El epígrafe que abre esta novela, proveniente de Los inocentes, de Hermann Broch, afirma: “El olvido lleva lo inolvidable en sus manos vacías y lo inolvidable nos lleva a nosotros mismos. Nosotros alimentamos el tiempo, nosotros alimentamos la muerte con todo lo que ha sido olvidado. Pero lo inolvidable es un regalo que nos hace la muerte”.

La historia del personaje principal, M., es precisamente la historia de su entrada a diversos mundos y luego del olvido de esos mundos. Primero fue su tímida excursión a la religión católica. Le dijo a su padre que quería entrar al seminario y él, ante la presencia de los sacerdotes, le negó a él y a ellos esa posibilidad, afirmando así su pertenencia al mundo familiar.

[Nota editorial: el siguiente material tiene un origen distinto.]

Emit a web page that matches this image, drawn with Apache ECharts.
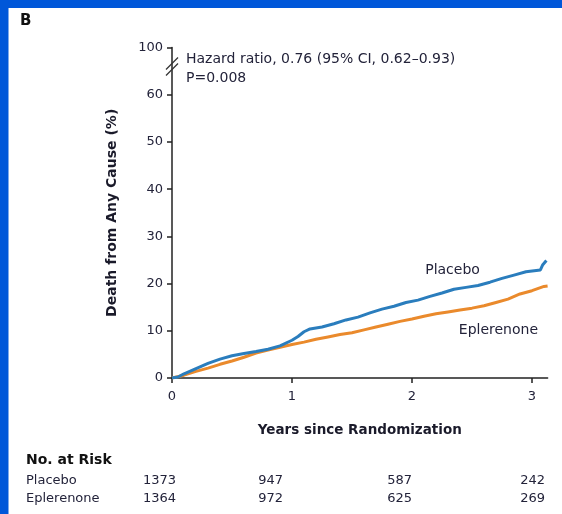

Después, apareció una novia, los estudios universitarios y la inquietud por dejar los estudios y ayudar a su padre en el negocio de venta de madera. Él aceptó con gusto la decisión y le pidió, como una suerte de rito de iniciación, que antes de adentrarse en las labores de la oficina, pasara quince días en el aserradero. M. Queda deslumbrado ante ese bosque que lo acoge y en el que quiere perderse. El narrador afirma: “M. creía percibir un lenguaje común que lo llevaba a un mundo perdido al que deseaba penetrar como si le fuera indispensable conocer su secreto”. Y en esa búsqueda M. acabará perdiendo su conexión con el mundo que apenas estaba comenzando a construir. Pero no adelantemos.

Ante la espléndida soledad del bosque, M. descubre, al igual que lo había hecho Marcela en El libro, que se puede ser dos personas. García Ponce nos señala: “él mismo no entendía cuándo se había abierto ni qué era lo que de pronto parecía haber dividido su persona en dos mitades que se confundían oponiéndose, dejándolo extrañamente despojado e algo que nunca había tenido ni era capaz, por tanto de reconocer”. Aquí nos encontramos ante una variante; si la mayoría de los personajes masculinos de García Ponce encuentran esa totalidad y ese vacío en la presencia femenina, aquí ésta se encuentra representada por la madre naturaleza, por las antiguas caobas que eran “las verdaderas dueñas del bosque”.

Sin embargo, M. regresa a su vida normal, se casa, como había previsto y toma casi posesión de la oficina, ante la ausencia intermitente del padre, que poco después muere. Tiene tres hijos con su mujer y, sin embargo, el aserradero sigue presente, como el espacio alterno de esa vida familiar y ejecutiva que le fue destinada y que él aceptó sin quejarse.

Poco a poco las visitas al aserradero se vuelven continuas. Pero M. no va a trabajar o a dirigir los esfuerzos de los hombres, va, simplemente, a perderse en el bosque, en una búsqueda mística que sólo lo conduce al vacío. García Ponce afirma; “Pero el suyo no era un destino, era un flotar sin rumbo en el que nada tenía fin y del que no era capaz de encontrar el principio”.

Ese flotar conduce al alejamiento de su mujer. Como pasa meses en el aserradero, sin verla ni saber de ella, sospecha, aunque pretende alejar ese pensamiento, que ella le es infiel. Un día ella se lo confiesa, le dice que el primer amante fue sólo la imagen de la separación entre ellos dos. Le dice también: “Tu mujer es una puta. Lo que nadie sabe, lo que sólo te digo a ti, es que a veces me ha gustado serlo. Ser puta, no tu mujer. Como tu mujer nadie me ha tocado”. Aquí vemos otra vez este intento de separar el lado inocente de la mujer con el de ser hijas de Lilith. Vemos otra vez este intento del narrador de describirnos la coexistencia de dos mundos diferentes en una sola persona.

Los negocios se complican y la viabilidad económica del aserradero termina y con él la posibilidad por parte de M. de usarlo como un refugio. Sin saber qué será de su vida y de su futuro, regresa a la casa familiar y entra a la huerta, donde no había estado desde hacía muchos años. Allí encuentra una piedra con una inscripción, grabada por él cuando era niño: “Tajir”, dice la piedra. Y en esa palabra, como si se tratara de la magdalena de Proust, M. parece reencontrar la unidad perdida, como si en esa piedra se encontrara a sí mismo. Dos días después, en el aserradero, la criada Jesusa lo encuentra muerto y la novela termina.

El intento del narrador por describir este vacío y esta búsqueda de la totalidad no se resuelven con este recurso de la piedra grabada. La invocación de una palabra mágica, unida a un objeto de la infancia, nos recuerda a “Rosebud”, el nombre del trineo del ciudadano Kane, en el que se condensa la soledad del niño, soledad que los espectadores del filme vemos que jamás se resuelve a lo largo de la historia. Pero aquí parece fuera de lugar, y el final abrupto e inesperado.